| DATA LINES |
--------
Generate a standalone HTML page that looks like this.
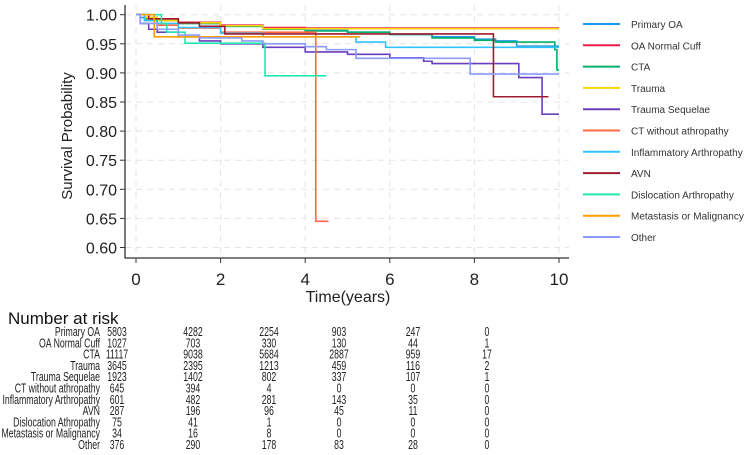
<!DOCTYPE html>
<html><head><meta charset="utf-8"><style>
body{margin:0;background:#fff;}
svg{display:block;font-family:"Liberation Sans",Arial,sans-serif;}
</style></head><body>
<svg id="c" width="756" height="455" viewBox="0 0 756 455">
<g id="grid"></g>
<g id="series"></g>
<g id="axes"></g>
<g id="legend"></g>
<g id="risktitle"></g>
<g id="risk" transform="scale(0.7,1)"></g>
</svg>
<script>
const names=["Primary OA","OA Normal Cuff","CTA","Trauma","Trauma Sequelae","CT without athropathy","Inflammatory Arthropathy","AVN","Dislocation Arthropathy","Metastasis or Malignancy","Other"];
const colors=["#1e9bf0","#e8194d","#00b06a","#ffd400","#6a3fbf","#ff6a45","#33c3ff","#9e1b32","#22e8b0","#ff9f00","#8c9bff"];
const xTicks=[0,2,4,6,8,10];
const yTicks=[1.00,0.95,0.90,0.85,0.80,0.75,0.70,0.65,0.60];
const tPrimary=[0.1,0.5,1,2,3,4,5,6,7,8,8.5,9],sPrimary=[0.995,0.99,0.985,0.98,0.975,0.973,0.97,0.966,0.962,0.958,0.955,0.946];
const tCuff=[0.2,0.5,1,2,3,4],sCuff=[0.995,0.99,0.987,0.982,0.978,0.977];
const tCTA=[0.2,0.5,1,2,3,4,5,6,7,8,8.5,9.9,9.95],sCTA=[0.993,0.99,0.985,0.98,0.975,0.972,0.97,0.966,0.96,0.956,0.953,0.94,0.905];
const tTrauma=[0.2,0.5,1,2,3],sTrauma=[0.995,0.99,0.986,0.981,0.976];
const tSeq=[0.1,0.3,0.5,1,1.5,2,3,4,5,6,6.8,7,9.05,9.6],sSeq=[0.985,0.975,0.97,0.962,0.955,0.95,0.944,0.936,0.932,0.926,0.92,0.916,0.892,0.829];
const tCT=[0.2,0.5,1,2,4.25],sCT=[0.99,0.982,0.977,0.97,0.645];
const tInfl=[0.2,0.5,1,2,3,5.2,5.9],sInfl=[0.99,0.985,0.978,0.968,0.962,0.953,0.944];
const tAVN=[0.3,1,1.5,2.1,8.45],sAVN=[0.993,0.986,0.98,0.967,0.859];
const tDisl=[0.6,0.73,1.16,3.05],sDisl=[0.985,0.97,0.951,0.895];
const tMeta=[0.43],sMeta=[0.962];
const tOther=[0.1,0.5,1,1.5,2.5,3,4,4.5,5.2,7.9],sOther=[0.985,0.975,0.965,0.96,0.955,0.95,0.945,0.94,0.925,0.898];
const ends=[10,10,10,10,10,4.55,10,9.75,4.5,5.3,10];
const risk=[[5803,4282,2254,903,247,0],[1027,703,330,130,44,1],[11117,9038,5684,2887,959,17],[3645,2395,1213,459,116,2],[1923,1402,802,337,107,1],[645,394,4,0,0,0],[601,482,281,143,35,0],[287,196,96,45,11,0],[75,41,1,0,0,0],[34,16,8,0,0,0],[376,290,178,83,28,0]];
const riskNames=["Primary OA","OA Normal Cuff","CTA","Trauma","Trauma Sequelae","CT without athropathy","Inflammatory Arthropathy","AVN","Dislocation Athropathy","Metastasis or Malignancy","Other"];
const T=[tPrimary,tCuff,tCTA,tTrauma,tSeq,tCT,tInfl,tAVN,tDisl,tMeta,tOther];
const S=[sPrimary,sCuff,sCTA,sTrauma,sSeq,sCT,sInfl,sAVN,sDisl,sMeta,sOther];
const NS="http://www.w3.org/2000/svg";
const xs=t=>136+t*42.3, ys=v=>14.7+(1-v)/0.05*29.1;
function mk(tag,attrs,parent,txt){const e=document.createElementNS(NS,tag);for(const k in attrs)e.setAttribute(k,attrs[k]);if(txt!==undefined)e.textContent=txt;parent.appendChild(e);return e;}
const grid=document.getElementById('grid'),axes=document.getElementById('axes'),ser=document.getElementById('series'),leg=document.getElementById('legend'),rk=document.getElementById('risk'),rkt=document.getElementById('risktitle');
yTicks.forEach(v=>{
 const g=mk('line',{x1:125,x2:569,y1:ys(v),y2:ys(v),stroke:'#e4e4e4','stroke-dasharray':'6 5'},grid);
 
 
 const l=mk('line',{x1:120,x2:125,y1:ys(v),y2:ys(v),stroke:'#333'},axes);
 
 
 const tx=mk('text',{x:117,y:ys(v)+6,'text-anchor':'end','font-size':16,fill:'#222'},axes,v.toFixed(2));
 
 
});
xTicks.forEach(t=>{
 const g=mk('line',{x1:xs(t),x2:xs(t),y1:5,y2:258,stroke:'#e4e4e4','stroke-dasharray':'6 5'},grid);
 
 
 const l=mk('line',{x1:xs(t),x2:xs(t),y1:258,y2:263,stroke:'#333'},axes);
 
 
 const tx=mk('text',{x:xs(t),y:285,'text-anchor':'middle','font-size':17,fill:'#222'},axes,String(t));
 
 
});
const ax=mk('path',{d:'M125 5 V258 H569',fill:'none',stroke:'#333','stroke-width':1.3},axes);


const yt=mk('text',{x:0,y:0,transform:'translate(72,136) rotate(-90)','text-anchor':'middle','font-size':15,fill:'#222'},axes,'Survival Probability');


const xt=mk('text',{x:348,y:302,'text-anchor':'middle','font-size':16,fill:'#222'},axes,'Time(years)');


names.forEach((n,i)=>{
 let d='M'+xs(0)+' '+ys(1);
 T[i].forEach((t,j)=>{d+=' H'+xs(t)+' V'+ys(S[i][j]);});
 d+=' H'+xs(ends[i]);
 const p=mk('path',{d:d,fill:'none',stroke:colors[i],'stroke-width':1.6},ser);
 
 
 const y=24+i*21.3;
 const ll=mk('line',{x1:583,x2:620,y1:y,y2:y,stroke:colors[i],'stroke-width':2},leg);
 
 
 const lt=mk('text',{x:631,y:y+4,'font-size':10,fill:'#333'},leg,n);
 
 
});
const rt=mk('text',{x:8,y:324,'font-size':17,fill:'#111'},rkt,'Number at risk');


const colX=[117,193,269,339,413,487];
const sx=0.7;
riskNames.forEach((n,i)=>{
 const y=336+i*11.3;
 const l=mk('text',{x:100/sx,y:y,'text-anchor':'end','font-size':12.5,fill:'#222'},rk,n);
 
 
 risk[i].forEach((v,j)=>{
  const c=mk('text',{x:colX[j]/sx,y:y,'text-anchor':'middle','font-size':12.5,fill:'#222'},rk,String(v));
  
  
 });
});
</script>
</body></html>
--------
Repeat the data in full and exactly. Omit pictures.

Generate a standalone HTML page that looks like this.
<!DOCTYPE html>
<html><head><meta charset="utf-8"><style>
body{margin:0;background:#fff;}
svg{display:block;font-family:"Liberation Sans",Arial,sans-serif;}
</style></head><body>
<svg id="c" width="756" height="455" viewBox="0 0 756 455">
<g id="grid"></g>
<g id="series"></g>
<g id="axes"></g>
<g id="legend"></g>
<g id="risktitle"></g>
<g id="risk" transform="scale(0.7,1)"></g>
</svg>
<script>
const names=["Primary OA","OA Normal Cuff","CTA","Trauma","Trauma Sequelae","CT without athropathy","Inflammatory Arthropathy","AVN","Dislocation Arthropathy","Metastasis or Malignancy","Other"];
const colors=["#1e9bf0","#e8194d","#00b06a","#ffd400","#6a3fbf","#ff6a45","#33c3ff","#9e1b32","#22e8b0","#ff9f00","#8c9bff"];
const xTicks=[0,2,4,6,8,10];
const yTicks=[1.00,0.95,0.90,0.85,0.80,0.75,0.70,0.65,0.60];
const tPrimary=[0.1,0.5,1,2,3,4,5,6,7,8,8.5,9],sPrimary=[0.995,0.99,0.985,0.98,0.975,0.973,0.97,0.966,0.962,0.958,0.955,0.946];
const tCuff=[0.2,0.5,1,2,3,4],sCuff=[0.995,0.99,0.987,0.982,0.978,0.977];
const tCTA=[0.2,0.5,1,2,3,4,5,6,7,8,8.5,9.9,9.95],sCTA=[0.993,0.99,0.985,0.98,0.975,0.972,0.97,0.966,0.96,0.956,0.953,0.94,0.905];
const tTrauma=[0.2,0.5,1,2,3],sTrauma=[0.995,0.99,0.986,0.981,0.976];
const tSeq=[0.1,0.3,0.5,1,1.5,2,3,4,5,6,6.8,7,9.05,9.6],sSeq=[0.985,0.975,0.97,0.962,0.955,0.95,0.944,0.936,0.932,0.926,0.92,0.916,0.892,0.829];
const tCT=[0.2,0.5,1,2,4.25],sCT=[0.99,0.982,0.977,0.97,0.645];
const tInfl=[0.2,0.5,1,2,3,5.2,5.9],sInfl=[0.99,0.985,0.978,0.968,0.962,0.953,0.944];
const tAVN=[0.3,1,1.5,2.1,8.45],sAVN=[0.993,0.986,0.98,0.967,0.859];
const tDisl=[0.6,0.73,1.16,3.05],sDisl=[0.985,0.97,0.951,0.895];
const tMeta=[0.43],sMeta=[0.962];
const tOther=[0.1,0.5,1,1.5,2.5,3,4,4.5,5.2,7.9],sOther=[0.985,0.975,0.965,0.96,0.955,0.95,0.945,0.94,0.925,0.898];
const ends=[10,10,10,10,10,4.55,10,9.75,4.5,5.3,10];
const risk=[[5803,4282,2254,903,247,0],[1027,703,330,130,44,1],[11117,9038,5684,2887,959,17],[3645,2395,1213,459,116,2],[1923,1402,802,337,107,1],[645,394,4,0,0,0],[601,482,281,143,35,0],[287,196,96,45,11,0],[75,41,1,0,0,0],[34,16,8,0,0,0],[376,290,178,83,28,0]];
const riskNames=["Primary OA","OA Normal Cuff","CTA","Trauma","Trauma Sequelae","CT without athropathy","Inflammatory Arthropathy","AVN","Dislocation Athropathy","Metastasis or Malignancy","Other"];
const T=[tPrimary,tCuff,tCTA,tTrauma,tSeq,tCT,tInfl,tAVN,tDisl,tMeta,tOther];
const S=[sPrimary,sCuff,sCTA,sTrauma,sSeq,sCT,sInfl,sAVN,sDisl,sMeta,sOther];
const NS="http://www.w3.org/2000/svg";
const xs=t=>136+t*42.3, ys=v=>14.7+(1-v)/0.05*29.1;
function mk(tag,attrs,parent,txt){const e=document.createElementNS(NS,tag);for(const k in attrs)e.setAttribute(k,attrs[k]);if(txt!==undefined)e.textContent=txt;parent.appendChild(e);return e;}
const grid=document.getElementById('grid'),axes=document.getElementById('axes'),ser=document.getElementById('series'),leg=document.getElementById('legend'),rk=document.getElementById('risk'),rkt=document.getElementById('risktitle');
yTicks.forEach(v=>{
 const g=mk('line',{x1:125,x2:569,y1:ys(v),y2:ys(v),stroke:'#e4e4e4','stroke-dasharray':'6 5'},grid);
 
 
 const l=mk('line',{x1:120,x2:125,y1:ys(v),y2:ys(v),stroke:'#333'},axes);
 
 
 const tx=mk('text',{x:117,y:ys(v)+6,'text-anchor':'end','font-size':16,fill:'#222'},axes,v.toFixed(2));
 
 
});
xTicks.forEach(t=>{
 const g=mk('line',{x1:xs(t),x2:xs(t),y1:5,y2:258,stroke:'#e4e4e4','stroke-dasharray':'6 5'},grid);
 
 
 const l=mk('line',{x1:xs(t),x2:xs(t),y1:258,y2:263,stroke:'#333'},axes);
 
 
 const tx=mk('text',{x:xs(t),y:285,'text-anchor':'middle','font-size':17,fill:'#222'},axes,String(t));
 
 
});
const ax=mk('path',{d:'M125 5 V258 H569',fill:'none',stroke:'#333','stroke-width':1.3},axes);


const yt=mk('text',{x:0,y:0,transform:'translate(72,136) rotate(-90)','text-anchor':'middle','font-size':15,fill:'#222'},axes,'Survival Probability');


const xt=mk('text',{x:348,y:302,'text-anchor':'middle','font-size':16,fill:'#222'},axes,'Time(years)');


names.forEach((n,i)=>{
 let d='M'+xs(0)+' '+ys(1);
 T[i].forEach((t,j)=>{d+=' H'+xs(t)+' V'+ys(S[i][j]);});
 d+=' H'+xs(ends[i]);
 const p=mk('path',{d:d,fill:'none',stroke:colors[i],'stroke-width':1.6},ser);
 
 
 const y=24+i*21.3;
 const ll=mk('line',{x1:583,x2:620,y1:y,y2:y,stroke:colors[i],'stroke-width':2},leg);
 
 
 const lt=mk('text',{x:631,y:y+4,'font-size':10,fill:'#333'},leg,n);
 
 
});
const rt=mk('text',{x:8,y:324,'font-size':17,fill:'#111'},rkt,'Number at risk');


const colX=[117,193,269,339,413,487];
const sx=0.7;
riskNames.forEach((n,i)=>{
 const y=336+i*11.3;
 const l=mk('text',{x:100/sx,y:y,'text-anchor':'end','font-size':12.5,fill:'#222'},rk,n);
 
 
 risk[i].forEach((v,j)=>{
  const c=mk('text',{x:colX[j]/sx,y:y,'text-anchor':'middle','font-size':12.5,fill:'#222'},rk,String(v));
  
  
 });
});
</script>
</body></html>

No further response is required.